───── SUPPLIED DATA ─────
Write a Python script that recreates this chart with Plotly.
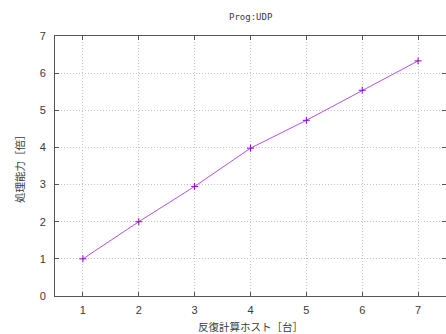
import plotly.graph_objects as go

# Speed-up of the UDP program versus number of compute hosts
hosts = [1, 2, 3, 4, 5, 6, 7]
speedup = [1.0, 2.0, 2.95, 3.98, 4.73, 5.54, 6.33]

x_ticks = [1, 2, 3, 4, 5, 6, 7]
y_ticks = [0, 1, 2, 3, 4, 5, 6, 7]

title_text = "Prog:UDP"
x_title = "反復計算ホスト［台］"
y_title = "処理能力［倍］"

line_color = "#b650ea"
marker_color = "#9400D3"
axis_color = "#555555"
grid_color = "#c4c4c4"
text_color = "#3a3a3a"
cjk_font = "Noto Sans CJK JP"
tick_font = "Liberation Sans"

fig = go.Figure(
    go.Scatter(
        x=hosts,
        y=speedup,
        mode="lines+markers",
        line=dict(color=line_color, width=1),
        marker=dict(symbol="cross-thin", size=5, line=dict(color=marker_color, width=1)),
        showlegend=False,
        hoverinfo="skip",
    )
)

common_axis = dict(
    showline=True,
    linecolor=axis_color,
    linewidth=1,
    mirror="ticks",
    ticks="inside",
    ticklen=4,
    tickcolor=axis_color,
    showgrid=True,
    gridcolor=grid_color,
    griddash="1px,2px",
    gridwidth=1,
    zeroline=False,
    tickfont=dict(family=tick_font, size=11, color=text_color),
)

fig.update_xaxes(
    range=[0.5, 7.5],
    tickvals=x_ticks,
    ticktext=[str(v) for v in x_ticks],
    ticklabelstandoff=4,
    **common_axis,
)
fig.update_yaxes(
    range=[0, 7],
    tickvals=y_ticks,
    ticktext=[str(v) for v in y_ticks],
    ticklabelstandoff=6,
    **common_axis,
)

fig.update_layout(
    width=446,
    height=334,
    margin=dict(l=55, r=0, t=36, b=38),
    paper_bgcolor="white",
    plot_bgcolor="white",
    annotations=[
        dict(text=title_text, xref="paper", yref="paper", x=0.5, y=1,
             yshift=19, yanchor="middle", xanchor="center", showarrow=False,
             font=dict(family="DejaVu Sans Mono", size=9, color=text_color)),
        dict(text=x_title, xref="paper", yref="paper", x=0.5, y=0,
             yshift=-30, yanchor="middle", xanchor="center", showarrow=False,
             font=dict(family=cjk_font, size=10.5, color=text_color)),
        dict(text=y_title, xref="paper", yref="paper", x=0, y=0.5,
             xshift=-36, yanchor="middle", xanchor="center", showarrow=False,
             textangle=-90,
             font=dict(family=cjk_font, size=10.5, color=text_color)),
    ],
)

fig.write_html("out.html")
─────
• YOUR GOAL:
Pictures excluded, repeat exactly the lines from the top of the material through the line with "speedup = [1.0, 2.0, 2.95, 3.98, 4.73, 5.54, 6.33]", including both of those lines.

• EXERCISE SOLUTION:
Write a Python script that recreates this chart with Plotly.
import plotly.graph_objects as go

# Speed-up of the UDP program versus number of compute hosts
hosts = [1, 2, 3, 4, 5, 6, 7]
speedup = [1.0, 2.0, 2.95, 3.98, 4.73, 5.54, 6.33]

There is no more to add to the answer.